SET PROBLEM: Will you write out the data exactly, excluding every picture?

DATA PROVIDED:
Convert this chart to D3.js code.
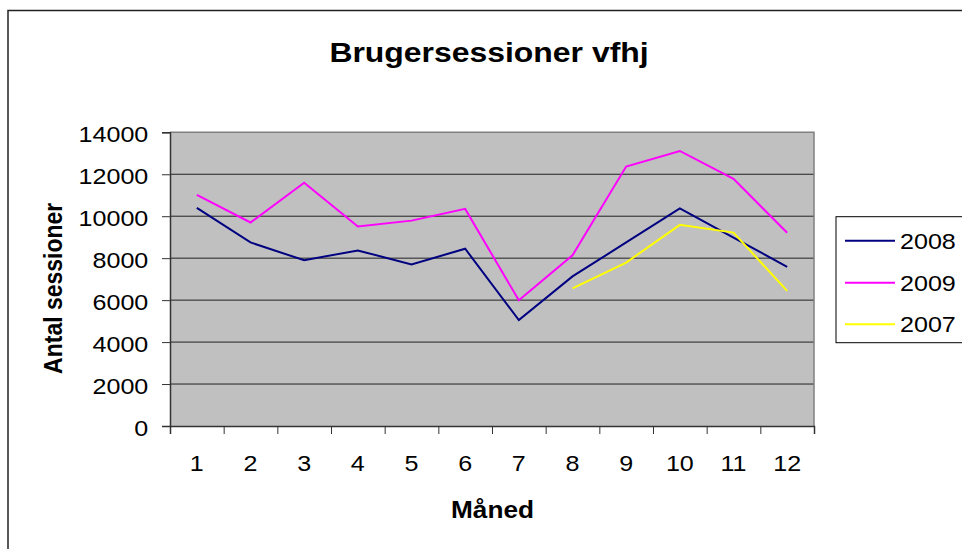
<!DOCTYPE html>
<html>
<head>
<meta charset="utf-8">
<script src="https://cdn.jsdelivr.net/npm/d3@7"></script>
<style>
  html, body { margin: 0; padding: 0; background: #fff; }
  svg { display: block; font-family: "Liberation Sans", Arial, sans-serif; }
</style>
</head>
<body>
<svg id="chart" width="962" height="549"></svg>
<script>
const months = [1, 2, 3, 4, 5, 6, 7, 8, 9, 10, 11, 12];
const s2008 = [10400, 8750, 7900, 8370, 7700, 8450, 5050, 7130, 8750, 10370, 8980, 7590];
const s2009 = [11020, 9700, 11600, 9510, 9790, 10350, 5990, 8140, 12370, 13110, 11780, 9210];
const s2007 = [null, null, null, null, null, null, null, 6560, 7790, 9590, 9220, 6440];
const yTicks = [0, 2000, 4000, 6000, 8000, 10000, 12000, 14000];
const seriesNames = ["2008", "2009", "2007"];
const seriesColors = ["#000080", "#ff00ff", "#ffff00"];
const seriesData = [s2008, s2009, s2007];
const titleText = "Brugersessioner vfhj";
const yTitle = "Antal sessioner";
const xTitle = "Måned";

const SX = 1.14; // horizontal stretch of text as in reference
const svg = d3.select("#chart");
const L = 170, R = 814, T = 132.3, B = 426;

// outer chart border
svg.append("rect").attr("x", 8).attr("y", 10.5).attr("width", 1000).attr("height", 1000)
  .attr("fill", "#fff").attr("stroke", "#222").attr("stroke-width", 1.5);

const x = d3.scaleBand().domain(months).range([L, R]).padding(0);
const xl = d3.scaleLinear().domain([0, months.length]).range([L, R]);
const y = d3.scaleLinear().domain([0, 14000]).range([B, T]);

// plot area
svg.append("rect").attr("x", L).attr("y", T).attr("width", R - L).attr("height", B - T)
  .attr("fill", "#c0c0c0");

// gridlines
svg.append("g").selectAll("line").data(yTicks.filter(d => d > 0 && d < 14000)).join("line")
  .attr("x1", L).attr("x2", R).attr("y1", d => y(d)).attr("y2", d => y(d))
  .attr("stroke", "#222").attr("stroke-width", 1);

// plot border top/right
svg.append("path").attr("d", `M${L},${T}H${R}V${B}`).attr("fill", "none")
  .attr("stroke", "#808080").attr("stroke-width", 1.5);

// y axis
const yAxis = svg.append("g").attr("transform", `translate(${L},0)`)
  .call(d3.axisLeft(y).tickValues(yTicks).tickSize(8).tickFormat(d3.format("d")));
yAxis.select(".domain").attr("stroke", "#333").attr("stroke-width", 1.5);
yAxis.selectAll(".tick line").attr("stroke", "#333").attr("stroke-width", 1);
yAxis.selectAll(".tick text")
  .attr("x", -21.7 / SX).attr("dy", "0.42em")
  .attr("transform", `scale(${SX},1)`)
  .attr("font-size", 22).attr("fill", "#000")
  .attr("font-family", "'Liberation Sans', Arial, sans-serif");

// x axis line + boundary ticks
const xTickAxis = svg.append("g").attr("transform", `translate(0,${B})`)
  .call(d3.axisBottom(xl).tickValues(d3.range(0, months.length + 1)).tickSize(8).tickFormat(""));
xTickAxis.select(".domain").attr("stroke", "#333").attr("stroke-width", 1.5);
xTickAxis.selectAll(".tick line").attr("stroke", "#333").attr("stroke-width", 1);

// x labels
const xAxis = svg.append("g").attr("transform", `translate(0,${B})`)
  .call(d3.axisBottom(x).tickSize(0).tickPadding(0));
xAxis.select(".domain").remove();
xAxis.selectAll(".tick text")
  .attr("y", 45).attr("dy", 0)
  .attr("transform", `scale(${SX},1)`)
  .attr("x", function(d) { return 0; })
  .attr("font-size", 22).attr("fill", "#000")
  .attr("font-family", "'Liberation Sans', Arial, sans-serif");
// compensate: tick groups are translated; scale applies inside tick group around its origin so centered text stays centered

// lines
const line = d3.line()
  .defined(d => d.v != null)
  .x(d => x(d.m) + x.bandwidth() / 2)
  .y(d => y(d.v));
seriesData.forEach((arr, i) => {
  svg.append("path")
    .datum(months.map((m, j) => ({ m: m, v: arr[j] })))
    .attr("d", line)
    .attr("fill", "none")
    .attr("stroke", seriesColors[i])
    .attr("stroke-width", 2)
    .attr("stroke-linejoin", "miter");
});

function stretchedText(txt, tx, ty, size, weight, anchor, rot) {
  return svg.append("text")
    .attr("transform", `translate(${tx},${ty}) scale(${SX},1)` + (rot ? ` rotate(${rot})` : ""))
    .attr("text-anchor", anchor)
    .attr("font-size", size)
    .attr("font-weight", weight)
    .attr("fill", "#000")
    .text(txt);
}

// titles
stretchedText(titleText, 489, 61.5, 28, "bold", "middle");
stretchedText(xTitle, 492.5, 518, 23, "bold", "middle");
stretchedText(yTitle, 61.5, 288.3, 23, "bold", "middle", -90);

// legend
const lg = svg.append("g");
lg.append("rect").attr("x", 836).attr("y", 216.7).attr("width", 130).attr("height", 126)
  .attr("fill", "#fff").attr("stroke", "#000").attr("stroke-width", 1);
const legendY = [240.7, 282.7, 324.3];
seriesNames.forEach((n, i) => {
  lg.append("line").attr("x1", 845).attr("x2", 895)
    .attr("y1", legendY[i]).attr("y2", legendY[i])
    .attr("stroke", seriesColors[i]).attr("stroke-width", 2);
  stretchedText(n, 900, legendY[i] + 8, 22, "normal", "start");
});
</script>
</body>
</html>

FULL ANSWER:
Convert this chart to D3.js code.
<!DOCTYPE html>
<html>
<head>
<meta charset="utf-8">
<script src="https://cdn.jsdelivr.net/npm/d3@7"></script>
<style>
  html, body { margin: 0; padding: 0; background: #fff; }
  svg { display: block; font-family: "Liberation Sans", Arial, sans-serif; }
</style>
</head>
<body>
<svg id="chart" width="962" height="549"></svg>
<script>
const months = [1, 2, 3, 4, 5, 6, 7, 8, 9, 10, 11, 12];
const s2008 = [10400, 8750, 7900, 8370, 7700, 8450, 5050, 7130, 8750, 10370, 8980, 7590];
const s2009 = [11020, 9700, 11600, 9510, 9790, 10350, 5990, 8140, 12370, 13110, 11780, 9210];
const s2007 = [null, null, null, null, null, null, null, 6560, 7790, 9590, 9220, 6440];
const yTicks = [0, 2000, 4000, 6000, 8000, 10000, 12000, 14000];
const seriesNames = ["2008", "2009", "2007"];
const seriesColors = ["#000080", "#ff00ff", "#ffff00"];
const seriesData = [s2008, s2009, s2007];
const titleText = "Brugersessioner vfhj";
const yTitle = "Antal sessioner";
const xTitle = "Måned";

const SX = 1.14; // horizontal stretch of text as in reference
const svg = d3.select("#chart");
const L = 170, R = 814, T = 132.3, B = 426;

// outer chart border
svg.append("rect").attr("x", 8).attr("y", 10.5).attr("width", 1000).attr("height", 1000)
  .attr("fill", "#fff").attr("stroke", "#222").attr("stroke-width", 1.5);

const x = d3.scaleBand().domain(months).range([L, R]).padding(0);
const xl = d3.scaleLinear().domain([0, months.length]).range([L, R]);
const y = d3.scaleLinear().domain([0, 14000]).range([B, T]);

// plot area
svg.append("rect").attr("x", L).attr("y", T).attr("width", R - L).attr("height", B - T)
  .attr("fill", "#c0c0c0");

// gridlines
svg.append("g").selectAll("line").data(yTicks.filter(d => d > 0 && d < 14000)).join("line")
  .attr("x1", L).attr("x2", R).attr("y1", d => y(d)).attr("y2", d => y(d))
  .attr("stroke", "#222").attr("stroke-width", 1);

// plot border top/right
svg.append("path").attr("d", `M${L},${T}H${R}V${B}`).attr("fill", "none")
  .attr("stroke", "#808080").attr("stroke-width", 1.5);

// y axis
const yAxis = svg.append("g").attr("transform", `translate(${L},0)`)
  .call(d3.axisLeft(y).tickValues(yTicks).tickSize(8).tickFormat(d3.format("d")));
yAxis.select(".domain").attr("stroke", "#333").attr("stroke-width", 1.5);
yAxis.selectAll(".tick line").attr("stroke", "#333").attr("stroke-width", 1);
yAxis.selectAll(".tick text")
  .attr("x", -21.7 / SX).attr("dy", "0.42em")
  .attr("transform", `scale(${SX},1)`)
  .attr("font-size", 22).attr("fill", "#000")
  .attr("font-family", "'Liberation Sans', Arial, sans-serif");

// x axis line + boundary ticks
const xTickAxis = svg.append("g").attr("transform", `translate(0,${B})`)
  .call(d3.axisBottom(xl).tickValues(d3.range(0, months.length + 1)).tickSize(8).tickFormat(""));
xTickAxis.select(".domain").attr("stroke", "#333").attr("stroke-width", 1.5);
xTickAxis.selectAll(".tick line").attr("stroke", "#333").attr("stroke-width", 1);

// x labels
const xAxis = svg.append("g").attr("transform", `translate(0,${B})`)
  .call(d3.axisBottom(x).tickSize(0).tickPadding(0));
xAxis.select(".domain").remove();
xAxis.selectAll(".tick text")
  .attr("y", 45).attr("dy", 0)
  .attr("transform", `scale(${SX},1)`)
  .attr("x", function(d) { return 0; })
  .attr("font-size", 22).attr("fill", "#000")
  .attr("font-family", "'Liberation Sans', Arial, sans-serif");
// compensate: tick groups are translated; scale applies inside tick group around its origin so centered text stays centered

// lines
const line = d3.line()
  .defined(d => d.v != null)
  .x(d => x(d.m) + x.bandwidth() / 2)
  .y(d => y(d.v));
seriesData.forEach((arr, i) => {
  svg.append("path")
    .datum(months.map((m, j) => ({ m: m, v: arr[j] })))
    .attr("d", line)
    .attr("fill", "none")
    .attr("stroke", seriesColors[i])
    .attr("stroke-width", 2)
    .attr("stroke-linejoin", "miter");
});

function stretchedText(txt, tx, ty, size, weight, anchor, rot) {
  return svg.append("text")
    .attr("transform", `translate(${tx},${ty}) scale(${SX},1)` + (rot ? ` rotate(${rot})` : ""))
    .attr("text-anchor", anchor)
    .attr("font-size", size)
    .attr("font-weight", weight)
    .attr("fill", "#000")
    .text(txt);
}

// titles
stretchedText(titleText, 489, 61.5, 28, "bold", "middle");
stretchedText(xTitle, 492.5, 518, 23, "bold", "middle");
stretchedText(yTitle, 61.5, 288.3, 23, "bold", "middle", -90);

// legend
const lg = svg.append("g");
lg.append("rect").attr("x", 836).attr("y", 216.7).attr("width", 130).attr("height", 126)
  .attr("fill", "#fff").attr("stroke", "#000").attr("stroke-width", 1);
const legendY = [240.7, 282.7, 324.3];
seriesNames.forEach((n, i) => {
  lg.append("line").attr("x1", 845).attr("x2", 895)
    .attr("y1", legendY[i]).attr("y2", legendY[i])
    .attr("stroke", seriesColors[i]).attr("stroke-width", 2);
  stretchedText(n, 900, legendY[i] + 8, 22, "normal", "start");
});
</script>
</body>
</html>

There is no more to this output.